Code that draws figures:
- - - - - - -

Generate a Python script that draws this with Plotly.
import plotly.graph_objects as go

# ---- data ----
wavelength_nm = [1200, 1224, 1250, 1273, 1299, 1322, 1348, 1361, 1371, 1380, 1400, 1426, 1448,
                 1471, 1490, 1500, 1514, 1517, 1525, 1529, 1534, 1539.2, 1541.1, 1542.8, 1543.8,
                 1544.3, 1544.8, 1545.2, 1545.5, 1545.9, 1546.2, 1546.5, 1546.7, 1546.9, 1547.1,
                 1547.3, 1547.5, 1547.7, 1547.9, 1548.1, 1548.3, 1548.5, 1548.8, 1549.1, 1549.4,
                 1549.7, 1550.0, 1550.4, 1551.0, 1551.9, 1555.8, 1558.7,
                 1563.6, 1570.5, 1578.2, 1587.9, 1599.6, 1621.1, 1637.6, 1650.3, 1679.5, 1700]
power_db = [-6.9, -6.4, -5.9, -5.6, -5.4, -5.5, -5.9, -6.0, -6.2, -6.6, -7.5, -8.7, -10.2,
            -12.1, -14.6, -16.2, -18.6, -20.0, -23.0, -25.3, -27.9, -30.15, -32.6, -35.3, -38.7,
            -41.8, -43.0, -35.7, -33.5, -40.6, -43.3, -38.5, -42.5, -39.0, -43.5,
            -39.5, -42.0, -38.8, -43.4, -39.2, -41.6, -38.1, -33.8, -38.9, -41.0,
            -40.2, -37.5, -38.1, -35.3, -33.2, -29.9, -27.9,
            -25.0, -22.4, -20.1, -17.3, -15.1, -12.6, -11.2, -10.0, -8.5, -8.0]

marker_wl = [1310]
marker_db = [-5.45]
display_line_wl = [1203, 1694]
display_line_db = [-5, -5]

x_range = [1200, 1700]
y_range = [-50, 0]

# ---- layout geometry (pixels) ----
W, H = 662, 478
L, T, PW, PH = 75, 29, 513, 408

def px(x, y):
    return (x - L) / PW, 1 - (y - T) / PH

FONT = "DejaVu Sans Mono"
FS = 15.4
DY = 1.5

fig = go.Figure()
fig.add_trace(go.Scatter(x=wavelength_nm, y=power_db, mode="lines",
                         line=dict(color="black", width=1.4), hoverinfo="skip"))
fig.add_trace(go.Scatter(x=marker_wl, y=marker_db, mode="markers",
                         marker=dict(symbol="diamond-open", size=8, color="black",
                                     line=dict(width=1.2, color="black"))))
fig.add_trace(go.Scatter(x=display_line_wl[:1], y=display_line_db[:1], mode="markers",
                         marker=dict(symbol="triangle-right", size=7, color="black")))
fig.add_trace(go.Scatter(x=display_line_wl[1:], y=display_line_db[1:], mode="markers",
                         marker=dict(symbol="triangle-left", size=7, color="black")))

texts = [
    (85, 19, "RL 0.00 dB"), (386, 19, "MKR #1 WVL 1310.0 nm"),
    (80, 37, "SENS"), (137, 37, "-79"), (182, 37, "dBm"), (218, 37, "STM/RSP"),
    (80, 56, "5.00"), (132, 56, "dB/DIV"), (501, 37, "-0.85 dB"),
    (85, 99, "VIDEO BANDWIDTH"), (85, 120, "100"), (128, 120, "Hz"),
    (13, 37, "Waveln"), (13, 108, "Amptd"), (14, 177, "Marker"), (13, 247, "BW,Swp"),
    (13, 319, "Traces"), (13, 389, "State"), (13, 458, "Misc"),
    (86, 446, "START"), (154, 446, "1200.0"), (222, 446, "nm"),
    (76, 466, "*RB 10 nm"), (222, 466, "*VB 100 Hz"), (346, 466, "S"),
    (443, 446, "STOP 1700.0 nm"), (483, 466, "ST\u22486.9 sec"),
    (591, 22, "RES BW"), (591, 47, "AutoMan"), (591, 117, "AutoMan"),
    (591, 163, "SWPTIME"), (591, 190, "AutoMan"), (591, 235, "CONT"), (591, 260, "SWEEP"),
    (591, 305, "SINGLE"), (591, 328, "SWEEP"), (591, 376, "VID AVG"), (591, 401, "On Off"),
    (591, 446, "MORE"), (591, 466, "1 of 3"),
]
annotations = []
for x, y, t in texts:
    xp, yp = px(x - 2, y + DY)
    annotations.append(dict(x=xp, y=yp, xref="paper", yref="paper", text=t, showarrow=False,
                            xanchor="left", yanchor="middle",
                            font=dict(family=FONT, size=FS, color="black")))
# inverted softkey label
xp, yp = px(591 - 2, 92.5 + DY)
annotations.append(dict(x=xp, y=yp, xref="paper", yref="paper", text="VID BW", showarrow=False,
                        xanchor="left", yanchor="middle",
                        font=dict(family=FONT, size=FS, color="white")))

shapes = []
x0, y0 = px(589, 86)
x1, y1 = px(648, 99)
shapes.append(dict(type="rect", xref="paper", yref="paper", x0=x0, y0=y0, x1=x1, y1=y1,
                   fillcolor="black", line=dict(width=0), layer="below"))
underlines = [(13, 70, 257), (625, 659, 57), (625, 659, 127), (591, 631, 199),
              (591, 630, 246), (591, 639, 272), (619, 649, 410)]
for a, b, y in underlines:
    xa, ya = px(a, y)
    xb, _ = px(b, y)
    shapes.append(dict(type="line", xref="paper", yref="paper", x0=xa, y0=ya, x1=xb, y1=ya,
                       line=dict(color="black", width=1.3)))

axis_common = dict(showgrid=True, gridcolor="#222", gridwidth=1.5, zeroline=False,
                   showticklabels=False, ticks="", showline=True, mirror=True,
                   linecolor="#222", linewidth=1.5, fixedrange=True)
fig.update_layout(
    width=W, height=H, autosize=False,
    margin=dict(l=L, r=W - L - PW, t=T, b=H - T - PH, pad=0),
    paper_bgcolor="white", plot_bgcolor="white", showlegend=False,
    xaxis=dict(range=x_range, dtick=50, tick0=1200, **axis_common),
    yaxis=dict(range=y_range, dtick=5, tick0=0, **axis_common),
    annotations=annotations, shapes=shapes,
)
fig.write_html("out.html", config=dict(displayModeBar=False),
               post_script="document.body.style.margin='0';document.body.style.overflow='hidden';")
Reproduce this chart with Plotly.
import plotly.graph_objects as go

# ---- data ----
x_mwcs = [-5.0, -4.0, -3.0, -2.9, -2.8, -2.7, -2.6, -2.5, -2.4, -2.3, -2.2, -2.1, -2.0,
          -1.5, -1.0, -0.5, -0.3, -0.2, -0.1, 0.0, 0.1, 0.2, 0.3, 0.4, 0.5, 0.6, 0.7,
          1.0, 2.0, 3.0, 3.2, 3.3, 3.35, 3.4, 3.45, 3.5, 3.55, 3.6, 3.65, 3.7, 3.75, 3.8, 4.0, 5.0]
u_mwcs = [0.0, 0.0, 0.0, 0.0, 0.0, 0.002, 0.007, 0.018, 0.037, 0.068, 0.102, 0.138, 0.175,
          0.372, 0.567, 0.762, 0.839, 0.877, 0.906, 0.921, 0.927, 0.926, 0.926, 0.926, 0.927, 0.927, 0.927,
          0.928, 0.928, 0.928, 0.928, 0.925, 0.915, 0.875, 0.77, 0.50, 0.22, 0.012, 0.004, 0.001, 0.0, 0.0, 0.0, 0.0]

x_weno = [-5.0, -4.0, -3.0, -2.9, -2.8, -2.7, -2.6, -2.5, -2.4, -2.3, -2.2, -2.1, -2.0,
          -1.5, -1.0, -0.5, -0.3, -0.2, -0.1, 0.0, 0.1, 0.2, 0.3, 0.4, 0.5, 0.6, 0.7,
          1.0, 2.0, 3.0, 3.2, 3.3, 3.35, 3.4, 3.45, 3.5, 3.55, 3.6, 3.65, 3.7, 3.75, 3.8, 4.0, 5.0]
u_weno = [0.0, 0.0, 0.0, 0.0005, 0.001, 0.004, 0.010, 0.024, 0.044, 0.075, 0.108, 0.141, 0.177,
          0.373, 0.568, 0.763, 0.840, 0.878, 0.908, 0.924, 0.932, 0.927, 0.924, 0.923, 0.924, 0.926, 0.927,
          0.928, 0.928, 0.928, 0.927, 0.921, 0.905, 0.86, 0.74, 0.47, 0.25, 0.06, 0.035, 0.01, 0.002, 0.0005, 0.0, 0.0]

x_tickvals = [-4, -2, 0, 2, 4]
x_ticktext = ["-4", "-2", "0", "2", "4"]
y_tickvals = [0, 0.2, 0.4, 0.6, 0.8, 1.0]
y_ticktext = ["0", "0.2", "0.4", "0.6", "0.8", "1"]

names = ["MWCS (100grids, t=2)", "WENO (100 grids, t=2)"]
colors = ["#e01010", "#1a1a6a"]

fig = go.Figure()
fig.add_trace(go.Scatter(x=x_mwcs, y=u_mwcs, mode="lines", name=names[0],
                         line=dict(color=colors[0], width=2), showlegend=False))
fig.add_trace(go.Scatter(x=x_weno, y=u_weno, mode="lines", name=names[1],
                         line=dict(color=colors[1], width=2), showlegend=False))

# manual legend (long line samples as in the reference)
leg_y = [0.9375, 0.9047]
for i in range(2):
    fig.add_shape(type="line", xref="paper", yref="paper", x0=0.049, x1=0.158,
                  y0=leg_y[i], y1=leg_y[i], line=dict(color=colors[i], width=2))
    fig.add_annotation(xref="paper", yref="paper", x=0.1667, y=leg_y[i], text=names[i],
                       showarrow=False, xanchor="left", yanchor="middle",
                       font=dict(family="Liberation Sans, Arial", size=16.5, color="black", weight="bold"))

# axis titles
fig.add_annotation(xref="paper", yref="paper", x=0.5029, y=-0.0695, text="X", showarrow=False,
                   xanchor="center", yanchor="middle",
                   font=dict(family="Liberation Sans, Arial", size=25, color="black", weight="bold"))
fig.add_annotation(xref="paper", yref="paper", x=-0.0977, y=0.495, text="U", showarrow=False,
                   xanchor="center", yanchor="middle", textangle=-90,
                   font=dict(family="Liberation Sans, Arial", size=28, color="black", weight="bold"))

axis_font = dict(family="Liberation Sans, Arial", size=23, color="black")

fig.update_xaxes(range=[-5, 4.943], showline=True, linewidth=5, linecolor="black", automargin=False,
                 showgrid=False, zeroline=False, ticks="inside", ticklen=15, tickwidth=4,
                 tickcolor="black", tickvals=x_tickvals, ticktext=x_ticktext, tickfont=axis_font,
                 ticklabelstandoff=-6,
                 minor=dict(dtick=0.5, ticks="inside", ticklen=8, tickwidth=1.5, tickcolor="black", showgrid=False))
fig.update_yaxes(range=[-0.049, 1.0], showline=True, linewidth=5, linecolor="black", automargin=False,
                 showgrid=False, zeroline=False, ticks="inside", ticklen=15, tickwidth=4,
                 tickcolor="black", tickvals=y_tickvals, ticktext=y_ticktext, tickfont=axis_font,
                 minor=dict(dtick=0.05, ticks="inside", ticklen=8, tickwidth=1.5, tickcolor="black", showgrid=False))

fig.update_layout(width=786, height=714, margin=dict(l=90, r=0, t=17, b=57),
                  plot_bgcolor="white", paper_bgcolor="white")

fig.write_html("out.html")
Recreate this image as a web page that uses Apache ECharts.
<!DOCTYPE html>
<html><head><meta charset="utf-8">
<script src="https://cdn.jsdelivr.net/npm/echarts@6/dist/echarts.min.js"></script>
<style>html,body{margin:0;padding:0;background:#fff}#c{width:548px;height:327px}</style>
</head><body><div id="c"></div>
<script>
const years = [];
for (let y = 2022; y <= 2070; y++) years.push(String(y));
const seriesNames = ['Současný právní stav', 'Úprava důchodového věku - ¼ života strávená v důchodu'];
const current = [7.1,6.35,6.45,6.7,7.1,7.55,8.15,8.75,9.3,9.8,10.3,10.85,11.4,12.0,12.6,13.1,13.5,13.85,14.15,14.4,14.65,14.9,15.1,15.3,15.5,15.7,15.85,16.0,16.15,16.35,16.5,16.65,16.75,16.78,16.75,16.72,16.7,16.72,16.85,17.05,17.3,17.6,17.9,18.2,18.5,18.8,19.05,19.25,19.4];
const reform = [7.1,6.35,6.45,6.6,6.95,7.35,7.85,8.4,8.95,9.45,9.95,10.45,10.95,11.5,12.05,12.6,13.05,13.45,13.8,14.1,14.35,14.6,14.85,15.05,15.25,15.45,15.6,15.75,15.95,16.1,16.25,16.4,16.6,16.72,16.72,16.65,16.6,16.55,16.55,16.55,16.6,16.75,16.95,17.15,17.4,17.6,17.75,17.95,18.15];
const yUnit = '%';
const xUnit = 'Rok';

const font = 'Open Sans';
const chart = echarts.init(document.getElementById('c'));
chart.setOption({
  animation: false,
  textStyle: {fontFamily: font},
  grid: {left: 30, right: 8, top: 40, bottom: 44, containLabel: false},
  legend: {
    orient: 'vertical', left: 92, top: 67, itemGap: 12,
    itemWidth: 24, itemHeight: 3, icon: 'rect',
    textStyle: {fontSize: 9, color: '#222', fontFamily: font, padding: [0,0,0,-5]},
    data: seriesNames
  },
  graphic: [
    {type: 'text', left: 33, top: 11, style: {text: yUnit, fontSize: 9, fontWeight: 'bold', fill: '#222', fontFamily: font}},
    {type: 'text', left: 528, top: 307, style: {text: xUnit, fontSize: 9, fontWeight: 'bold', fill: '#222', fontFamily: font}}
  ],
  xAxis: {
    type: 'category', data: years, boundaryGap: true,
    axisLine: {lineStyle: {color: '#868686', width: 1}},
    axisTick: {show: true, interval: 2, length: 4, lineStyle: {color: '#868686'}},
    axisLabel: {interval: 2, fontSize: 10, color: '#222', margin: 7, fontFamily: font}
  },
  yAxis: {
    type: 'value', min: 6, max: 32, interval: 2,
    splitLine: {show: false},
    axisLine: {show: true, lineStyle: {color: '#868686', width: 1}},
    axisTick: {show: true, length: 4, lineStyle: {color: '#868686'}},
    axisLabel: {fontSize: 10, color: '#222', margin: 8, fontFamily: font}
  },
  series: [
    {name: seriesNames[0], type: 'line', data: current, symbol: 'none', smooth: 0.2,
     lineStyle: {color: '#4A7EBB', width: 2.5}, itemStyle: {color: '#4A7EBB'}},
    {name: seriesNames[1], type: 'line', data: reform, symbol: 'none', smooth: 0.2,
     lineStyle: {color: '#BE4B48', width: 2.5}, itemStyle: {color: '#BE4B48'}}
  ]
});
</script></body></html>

- - - - - - -

→ Short problem
Report all lines of the data above that include the string "this".

→ The completed task
Generate a Python script that draws this with Plotly.
Reproduce this chart with Plotly.
Recreate this image as a web page that uses Apache ECharts.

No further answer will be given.